Laut Gehäusebeschreibung bei beQuiet sollte es aber nicht funktionieren.


----------



## butter_milch (5. Juli 2018)

*AW: LED  Stripe des Dark Base Pro 900 R1 kompatibel mit mainboardsteuerung???*



evilgrin68 schrieb:


> Macht er doch gerade.....  Ist doch das BQ Support Forum.
> 
> Laut Gehäusebeschreibung bei beQuiet sollte es aber nicht funktionieren.

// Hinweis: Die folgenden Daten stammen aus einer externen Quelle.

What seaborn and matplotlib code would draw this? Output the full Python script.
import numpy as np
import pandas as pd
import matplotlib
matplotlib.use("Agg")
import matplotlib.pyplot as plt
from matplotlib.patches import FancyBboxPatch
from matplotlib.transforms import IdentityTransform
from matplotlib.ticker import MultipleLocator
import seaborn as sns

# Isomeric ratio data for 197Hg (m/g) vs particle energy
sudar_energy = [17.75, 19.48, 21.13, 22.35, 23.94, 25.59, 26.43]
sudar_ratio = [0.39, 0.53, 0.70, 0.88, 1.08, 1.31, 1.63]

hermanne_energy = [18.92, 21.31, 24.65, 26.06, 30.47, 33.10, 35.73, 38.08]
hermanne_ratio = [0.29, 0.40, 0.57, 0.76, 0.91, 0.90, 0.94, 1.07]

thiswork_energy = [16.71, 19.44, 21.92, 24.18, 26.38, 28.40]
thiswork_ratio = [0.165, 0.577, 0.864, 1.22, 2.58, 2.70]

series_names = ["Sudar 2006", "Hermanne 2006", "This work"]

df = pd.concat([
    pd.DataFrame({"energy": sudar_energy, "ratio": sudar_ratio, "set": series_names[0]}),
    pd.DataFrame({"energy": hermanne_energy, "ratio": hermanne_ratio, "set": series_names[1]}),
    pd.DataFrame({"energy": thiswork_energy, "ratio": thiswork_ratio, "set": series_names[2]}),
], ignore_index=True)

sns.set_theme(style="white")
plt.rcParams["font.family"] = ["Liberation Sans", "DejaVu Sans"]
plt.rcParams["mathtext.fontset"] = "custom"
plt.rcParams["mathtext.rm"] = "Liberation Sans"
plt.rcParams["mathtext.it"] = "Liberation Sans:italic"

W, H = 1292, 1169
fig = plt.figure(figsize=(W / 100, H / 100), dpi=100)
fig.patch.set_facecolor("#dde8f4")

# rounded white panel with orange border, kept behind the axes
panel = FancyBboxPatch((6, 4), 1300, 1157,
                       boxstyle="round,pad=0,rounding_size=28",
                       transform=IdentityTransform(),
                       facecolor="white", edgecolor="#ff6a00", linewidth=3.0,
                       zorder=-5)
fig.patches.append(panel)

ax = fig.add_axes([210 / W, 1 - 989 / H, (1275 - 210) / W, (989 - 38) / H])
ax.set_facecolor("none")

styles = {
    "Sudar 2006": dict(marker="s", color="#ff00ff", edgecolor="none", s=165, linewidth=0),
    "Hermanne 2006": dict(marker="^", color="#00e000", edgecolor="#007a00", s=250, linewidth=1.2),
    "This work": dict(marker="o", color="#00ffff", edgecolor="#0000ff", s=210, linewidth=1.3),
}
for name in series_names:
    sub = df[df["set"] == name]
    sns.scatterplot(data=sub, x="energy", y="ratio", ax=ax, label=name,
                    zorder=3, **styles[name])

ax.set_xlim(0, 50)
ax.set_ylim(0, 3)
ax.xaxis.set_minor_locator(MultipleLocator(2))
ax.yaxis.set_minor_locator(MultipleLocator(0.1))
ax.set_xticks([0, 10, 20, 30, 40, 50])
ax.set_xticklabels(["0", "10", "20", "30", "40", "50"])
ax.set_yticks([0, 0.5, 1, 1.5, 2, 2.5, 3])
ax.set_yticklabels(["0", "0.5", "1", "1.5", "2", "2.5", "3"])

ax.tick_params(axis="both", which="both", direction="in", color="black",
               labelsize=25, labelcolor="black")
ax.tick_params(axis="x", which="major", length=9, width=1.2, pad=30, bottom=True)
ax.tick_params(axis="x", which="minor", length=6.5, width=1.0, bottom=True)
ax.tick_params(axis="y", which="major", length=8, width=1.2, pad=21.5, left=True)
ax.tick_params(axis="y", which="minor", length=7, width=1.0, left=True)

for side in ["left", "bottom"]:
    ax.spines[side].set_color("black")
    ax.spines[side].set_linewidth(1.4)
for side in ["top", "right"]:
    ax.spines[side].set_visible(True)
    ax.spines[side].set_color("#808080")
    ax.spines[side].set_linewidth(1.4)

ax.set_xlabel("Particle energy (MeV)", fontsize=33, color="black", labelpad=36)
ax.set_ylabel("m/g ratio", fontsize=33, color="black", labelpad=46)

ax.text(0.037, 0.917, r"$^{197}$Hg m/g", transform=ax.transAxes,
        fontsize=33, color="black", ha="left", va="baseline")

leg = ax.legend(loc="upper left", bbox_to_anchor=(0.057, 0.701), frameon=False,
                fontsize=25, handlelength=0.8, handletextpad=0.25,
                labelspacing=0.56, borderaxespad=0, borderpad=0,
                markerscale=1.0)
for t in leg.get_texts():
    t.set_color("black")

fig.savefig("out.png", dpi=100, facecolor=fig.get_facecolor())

lol, ich hab gar nicht drauf geachten wo ich bin 

Ich hab meinen ursprünglichen Beitrag reduziert, ich denke dass es möglich sein sollte.


----------



## DarkSmurf (5. Juli 2018)

*AW: LED  Stripe des Dark Base Pro 900 R1 kompatibel mit mainboardsteuerung???*



evilgrin68 schrieb:


> Macht er doch gerade.....  Ist doch das BQ Support Forum.
> 
> Laut Gehäusebeschreibung bei beQuiet sollte es aber nicht funktionieren.

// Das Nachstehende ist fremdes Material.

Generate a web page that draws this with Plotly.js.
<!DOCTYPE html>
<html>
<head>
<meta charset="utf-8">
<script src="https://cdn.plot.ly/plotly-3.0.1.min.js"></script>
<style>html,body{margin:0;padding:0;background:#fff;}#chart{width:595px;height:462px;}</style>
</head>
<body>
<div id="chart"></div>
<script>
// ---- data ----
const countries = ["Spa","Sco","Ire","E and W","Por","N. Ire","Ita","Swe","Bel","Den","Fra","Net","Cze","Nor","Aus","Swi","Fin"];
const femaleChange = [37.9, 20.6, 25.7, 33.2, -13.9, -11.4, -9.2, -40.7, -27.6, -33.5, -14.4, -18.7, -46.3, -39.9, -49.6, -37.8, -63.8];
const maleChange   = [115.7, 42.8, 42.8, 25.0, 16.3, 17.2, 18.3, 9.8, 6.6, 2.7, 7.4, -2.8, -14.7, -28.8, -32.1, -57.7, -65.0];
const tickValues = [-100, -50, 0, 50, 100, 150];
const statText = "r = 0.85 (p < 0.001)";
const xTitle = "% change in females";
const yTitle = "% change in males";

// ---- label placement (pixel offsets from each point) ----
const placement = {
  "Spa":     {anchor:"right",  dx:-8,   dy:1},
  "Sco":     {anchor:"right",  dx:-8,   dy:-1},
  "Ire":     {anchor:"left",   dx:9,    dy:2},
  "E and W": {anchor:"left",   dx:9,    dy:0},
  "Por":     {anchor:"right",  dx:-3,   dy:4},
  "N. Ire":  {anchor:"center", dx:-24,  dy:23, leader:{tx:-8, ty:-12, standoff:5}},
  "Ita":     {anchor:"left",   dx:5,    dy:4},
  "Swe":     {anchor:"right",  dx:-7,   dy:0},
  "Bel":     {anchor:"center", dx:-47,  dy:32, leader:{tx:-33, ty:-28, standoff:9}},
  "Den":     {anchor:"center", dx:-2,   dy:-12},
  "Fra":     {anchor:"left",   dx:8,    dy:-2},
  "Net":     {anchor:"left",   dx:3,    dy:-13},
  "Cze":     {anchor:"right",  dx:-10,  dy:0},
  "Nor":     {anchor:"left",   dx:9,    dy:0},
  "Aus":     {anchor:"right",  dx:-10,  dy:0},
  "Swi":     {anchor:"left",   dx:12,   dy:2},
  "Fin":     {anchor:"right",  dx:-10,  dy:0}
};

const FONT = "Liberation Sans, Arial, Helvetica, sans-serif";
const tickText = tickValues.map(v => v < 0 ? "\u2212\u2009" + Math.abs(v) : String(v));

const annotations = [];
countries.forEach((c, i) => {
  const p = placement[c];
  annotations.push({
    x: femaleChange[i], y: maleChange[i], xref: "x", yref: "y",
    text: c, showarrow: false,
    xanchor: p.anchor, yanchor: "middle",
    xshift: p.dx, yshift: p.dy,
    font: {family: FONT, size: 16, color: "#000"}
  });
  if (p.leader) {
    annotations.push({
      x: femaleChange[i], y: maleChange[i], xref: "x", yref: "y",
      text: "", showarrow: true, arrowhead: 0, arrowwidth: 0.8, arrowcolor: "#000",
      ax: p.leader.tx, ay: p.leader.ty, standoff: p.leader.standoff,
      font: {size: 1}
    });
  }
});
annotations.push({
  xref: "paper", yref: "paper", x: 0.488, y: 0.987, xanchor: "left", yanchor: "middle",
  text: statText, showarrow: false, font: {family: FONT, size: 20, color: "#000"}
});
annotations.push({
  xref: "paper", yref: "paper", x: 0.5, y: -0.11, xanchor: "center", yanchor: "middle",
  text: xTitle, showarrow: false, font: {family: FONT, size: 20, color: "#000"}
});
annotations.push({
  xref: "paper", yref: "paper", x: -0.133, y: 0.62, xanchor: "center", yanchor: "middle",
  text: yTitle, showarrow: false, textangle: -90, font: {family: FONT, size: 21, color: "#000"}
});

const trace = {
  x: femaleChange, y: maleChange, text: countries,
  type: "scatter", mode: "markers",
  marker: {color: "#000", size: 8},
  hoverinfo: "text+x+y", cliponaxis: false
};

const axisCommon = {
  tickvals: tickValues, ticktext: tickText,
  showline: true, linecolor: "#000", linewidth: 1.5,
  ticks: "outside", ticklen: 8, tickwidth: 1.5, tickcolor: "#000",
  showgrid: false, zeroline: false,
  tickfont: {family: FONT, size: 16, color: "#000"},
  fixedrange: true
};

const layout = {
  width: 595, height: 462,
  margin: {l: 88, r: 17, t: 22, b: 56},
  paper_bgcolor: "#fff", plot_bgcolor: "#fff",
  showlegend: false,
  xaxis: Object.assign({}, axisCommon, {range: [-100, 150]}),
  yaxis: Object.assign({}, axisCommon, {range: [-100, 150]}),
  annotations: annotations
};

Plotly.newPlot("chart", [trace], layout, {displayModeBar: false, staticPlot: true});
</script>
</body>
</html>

Im Normalfall laufen die RGB's der Mainboards aber auch mit 12V wenn ich mich nicht irre. Wenn das Board es nun mit 5V ansteuern kann, dann könnte es gut sein das es jetzt funktioniert. Aber ich glaube mich daran zu erinnern das die RGB Leisten von bequiet 4 polig anstatt 3 polig sind. Da könnte das Problem dann hier sein...


----------



## be quiet! Support (5. Juli 2018)

*AW: LED  Stripe des Dark Base Pro 900 R1 kompatibel mit mainboardsteuerung???*

Wäre wenn auch eine Neuinfo für uns. 
Die PCB vom Rev. 1 bietet jedenfalls noch keine Möglichkeit einen RGB oder RGBW Stecker anzuschließen.
Wenn müssten die Leisten direkt an eine andere Steuerung angeschlossen werden. Das wiederum macht den Knopf an der Front überflüssig. 

VG

Marco


----------



## DarkSmurf (5. Juli 2018)

*AW: LED  Stripe des Dark Base Pro 900 R1 kompatibel mit mainboardsteuerung???*



be quiet! Support schrieb:


> Wäre wenn auch eine Neuinfo für uns.
> Die PCB vom Rev. 1 bietet jedenfalls noch keine Möglichkeit einen RGB oder RGBW Stecker anzuschließen.
> Wenn müssten die Leisten direkt an eine andere Steuerung angeschlossen werden. Das wiederum macht den Knopf an der Front überflüssig.
> 
> ...



Ich meine auch eigentlich die Led Leisten direkt, nicht die Steuerplatine hinterm tray, da gibt es ja noch keinen Anschluss für RGB Steuerung. Ich würde die Platine selbst nämlich gerne ausbauen, da die automatische Lüftersteuerung bei meinem jetzigen Gigabyte Board eh nicht funktioniert und ich die Befürchtung habe das es bei dem neuen auch nicht besser wird 
Dann funktioniert zwar erst einmal das Qi Ladefeld nicht, aber das ist momentan nicht so wild, da mir mein Smartphone gerade abhanden gekommen wurde ;-D


----------